4) I took two data sets to ZunZun, the online curve fitter: one which used the 789 prizes and ticket sales, then another which used the 789 prizes with the calculated expected prizes (I also weighted this data – I used ‘Prize amount divided by 10 million’ for weights since there was a dearth of data on the upper end of the scale). For curiosity, ticket sales worked best with a Peters and Baskin Step Stool function, while expected prizes followed a rather tame Double Rectangular Hyperbola.
5) I put them in calculator form. For expected prizes, I took it a step further by dividing by odds (1 in 175,711,536), then finding NPV and the post tax EV.
Weaknesses
Most of the weaknesses in this strategy come in using the Poisson distribution to approximate tickets sold. Yes, Poisson is great in a vacuum, where everyone uses random picks. However, being humans with influence of control, many people like to pick their own numbers to enter in a Mega Millions drawing. This means that entries aren’t truly random and might follow some exploitable pattern based on favorite numbers, birthdays, or something else. For further discussion on this point, see my colleague Cameron’s article on calculating lottery odds. Oh, and if you figure it out, you might find that the Mega Millions is exploitable. Come back here and share your results (after you test it, of course!).
A second weakness is in the ticket sales. I expect ticket sales for the smaller drawings to be pretty accurate – those sizes happen quite often. However, tickets sold in some of the record setting drawings start to become unhinged from the neat progression of the smaller ones – as hype builds and the lottery gets media mentions, sales become self-fulfilling. We have no idea what happens if we approach a $640 million drawing again – perhaps buying is more tame next time since we’ve seen it before? For one example, note that the $363 million drawing on 3/27/2012 had 190.9 million tickets sold for that drawing, but the $380 million drawing on 1/4/2011 drew 229.4 million. Could the next $640 million jackpot be ‘old news’ and therefore draw less ticket sales? (Yes, the lottery itself will increase prizes in reaction to sales, but it is still possible for ticket sales to come in less than this model). This is a ‘less weak’ point than the above, but still something to think about.
Conclusion
What did you expect to find? Did you think the lottery was a good deal?

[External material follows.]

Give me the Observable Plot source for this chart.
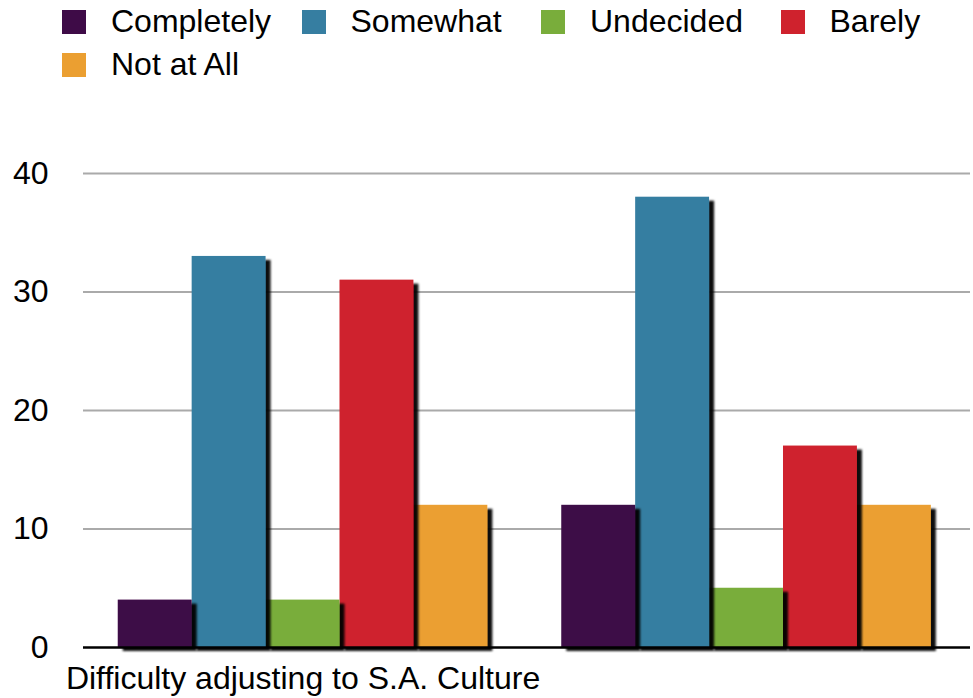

Not only do we find from reasonable assumptions that the Mega Millions hasn’t been a good deal, but at a certain advertised prize size around $450 million, the ‘climbing EV’ starts to reverse and larger prizes are actually a worse deal. Fancy that (see nearby graph).
Except in very specific situations (You live in a high tax state and have enough gambling winnings to write off losing tickets), you never had a positive EV drawing for the Mega Millions – at least since California joined. Go run the data yourself if you think it’s there before 2005 (doubtful…). Still, I think Greg at Control Your Cash said it best: “The 3 people who won can make fun of us. The other dozens of millions of losers who bought tickets can grab a piece of this and slide off.”
Indeed, except for gamblers from New York who were able to offset their winnings. You’re safe… this time.